A SOUTH Korean pastor who runs a "baby box" where mothers can leave unwanted infants has seen a sharp increase in the number of newborns being left there because, the pastor says, of a new law aimed at protecting the rights of children.

South Korea is trying to shed a reputation of being a source of babies for adoption by people abroad. It is encouraging domestic adoption and tightening up the process of a child's transfer from birth mother to adoptive parents.

The law that took effect in August is aimed at ensuring adoption is more transparent and makes it mandatory for parents to register newborns if they want to give them up.

But the rule aimed at having more thorough records, though well intentioned, has sparked a surge of undocumented babies being abandoned, according to Pastor Lee Jong-rak.

"If you look at the letters that mothers leave with their babies, they say they have nowhere to go, and it's because of the new law," Lee said.

Lee, who opened his "baby box" for unwanted infants three years ago, said he had seen the number being left there shoot up from an average of five a month to 10 in August and 14 in September.

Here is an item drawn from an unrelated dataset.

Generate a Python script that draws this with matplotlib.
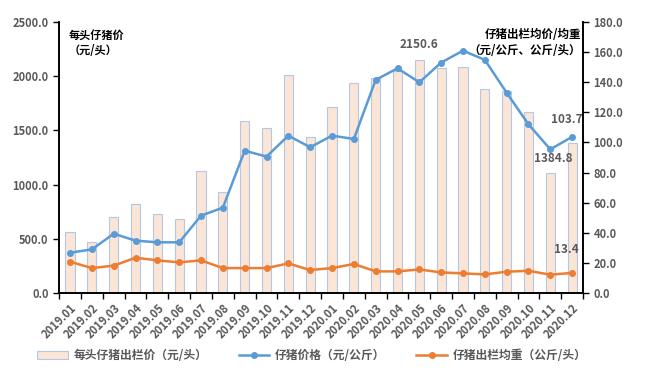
import numpy as np
import matplotlib.pyplot as plt

plt.rcParams['font.family'] = ['Noto Sans CJK SC', 'DejaVu Sans']

months = ['2019.01', '2019.02', '2019.03', '2019.04', '2019.05', '2019.06',
          '2019.07', '2019.08', '2019.09', '2019.10', '2019.11', '2019.12',
          '2020.01', '2020.02', '2020.03', '2020.04', '2020.05', '2020.06',
          '2020.07', '2020.08', '2020.09', '2020.10', '2020.11', '2020.12']

# 每头仔猪价 (元/头)
piglet_price_head = [560, 475, 700, 820, 725, 680, 1125, 928, 1582, 1522, 2011, 1440,
                     1712, 1937, 1982, 2045, 2150.6, 2073, 2082, 1879, 1863, 1667,
                     1104, 1384.8]
# 仔猪价格 (元/公斤)
piglet_price_kg = [26.8, 29.0, 39.4, 34.8, 33.7, 33.7, 51.4, 56.7, 94.5, 90.6, 104.5, 96.8,
                   104.5, 102.3, 141.5, 149.2, 139.9, 153.0, 160.9, 154.8, 133.0, 112.0,
                   95.4, 103.7]
# 仔猪出栏均重 (公斤/头)
piglet_weight = [20.8, 16.6, 18.2, 23.5, 21.7, 20.4, 21.7, 16.6, 16.6, 16.6, 19.7, 15.3,
                 16.6, 19.3, 14.4, 14.4, 15.7, 13.7, 13.1, 12.4, 14.2, 14.8, 12.2, 13.4]

blue = '#5b9bd5'
orange = '#ed7d31'
gray = '#595959'

fig = plt.figure(figsize=(6.5, 3.71), dpi=100)
ax = fig.add_axes([0.091, 0.21, 0.806, 0.731])
ax2 = ax.twinx()

x = np.arange(len(months))
bars = ax.bar(x, piglet_price_head, width=0.42, color='#fbe5d6', edgecolor='#b4c7e7',
              linewidth=0.8, label='每头仔猪出栏价（元/头）')
l1, = ax2.plot(x, piglet_price_kg, color=blue, lw=1.8, marker='o', ms=4,
               label='仔猪价格（元/公斤）')
l2, = ax2.plot(x, piglet_weight, color=orange, lw=1.8, marker='o', ms=4,
               label='仔猪出栏均重（公斤/头）')

ax.set_xlim(-0.5, len(months) - 0.5)
ax.set_ylim(0, 2500)
ax2.set_ylim(0, 180)
ax.set_yticks(np.arange(0, 2501, 500))
ax2.set_yticks(np.arange(0, 181, 20))
ax.set_yticklabels([f'{v:.1f}' for v in np.arange(0, 2501, 500)])
ax2.set_yticklabels([f'{v:.1f}' for v in np.arange(0, 181, 20)])

ax.set_xticks(x)
ax.set_xticklabels(months, rotation=45, ha='right', rotation_mode='anchor')
ax.set_xticks(np.arange(-0.5, len(months), 1), minor=True)
ax.tick_params(axis='x', which='major', length=0, pad=6, labelsize=8, labelcolor=gray)
ax.tick_params(axis='x', which='minor', length=4, direction='out', width=1)
ax.tick_params(axis='y', length=4, width=1, labelsize=8, labelcolor=gray)
ax2.tick_params(axis='y', length=4, width=1, labelsize=8, labelcolor=gray)
for a in (ax, ax2):
    a.spines['top'].set_visible(False)
    for lbl in a.get_xticklabels() + a.get_yticklabels():
        lbl.set_fontweight('bold')
for s in ('left', 'right', 'bottom'):
    ax2.spines[s].set_linewidth(1.2)
    ax.spines[s].set_linewidth(1.2)

ax.text(-0.05, 2440, '每头仔猪价\n（元/头）', fontsize=8, fontweight='bold', va='top',
        ha='left', color='black', linespacing=1.3)
ax2.text(23.4, 176, '仔猪出栏均价/均重\n（元/公斤、公斤/头）', fontsize=8.3,
         fontweight='bold', va='top', ha='right', color='black', linespacing=1.3)

ax.annotate(f'{piglet_price_head[16]:.1f}', (16, piglet_price_head[16]), xytext=(0, 6),
            textcoords='offset points', ha='center', va='bottom', fontsize=8.5,
            fontweight='bold', color=gray)
ax.annotate(f'{piglet_price_head[23]:.1f}', (22, piglet_price_head[23]), xytext=(2, -11),
            textcoords='offset points', ha='center', va='center', fontsize=8.5,
            fontweight='bold', color=gray)
ax2.annotate(f'{piglet_price_kg[23]:.1f}', (23, piglet_price_kg[23]), xytext=(-4, 8),
             textcoords='offset points', ha='center', va='bottom', fontsize=8.5,
             fontweight='bold', color=gray)
ax2.annotate(f'{piglet_weight[23]:.1f}', (23, piglet_weight[23]), xytext=(-4, 12),
             textcoords='offset points', ha='center', va='bottom', fontsize=8.5,
             fontweight='bold', color=gray)

leg = fig.legend(handles=[bars, l1, l2], loc='lower center', ncol=3,
                 bbox_to_anchor=(0.48, -0.005), frameon=False,
                 handlelength=2.6, columnspacing=2.6, handletextpad=0.5,
                 prop={'weight': 'bold', 'size': 8.5})
for t in leg.get_texts():
    t.set_color(gray)

fig.savefig('out.png', dpi=100)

Despite the new law, Lee said he never forced mothers to provide information about the babies they leave in the box, built into the wall of his church in Nangok, a tough working-class neighborhood in the capital Seoul.

Many of the babies abandoned in the box have physical or mental disabilities. Lee has adopted 10 of them himself and is in the process of adopting four more.

On a recent sunny afternoon, a bell rang in his church to signal a new baby had been left in the box, a boy about two weeks old wrapped in a blanket.

"In the past, babies used to be abandoned at night but nowadays babies are abandoned in the daytime as well," Lee said with a sigh. At the moment, Lee is looking after 20, aged between 2 and 26, in his cramped two-storey house. Among them, his own son.

But a Ministry of Health and Welfare official questioned Lee's assertion that the new law had led to more babies being dropped in the box.

"It's hard to say there's a specific causal relationship between the law and babies being abandoned in the box," said the official, who declined to be identified.

"The sudden surge of the babies could be due to many reasons," said the official.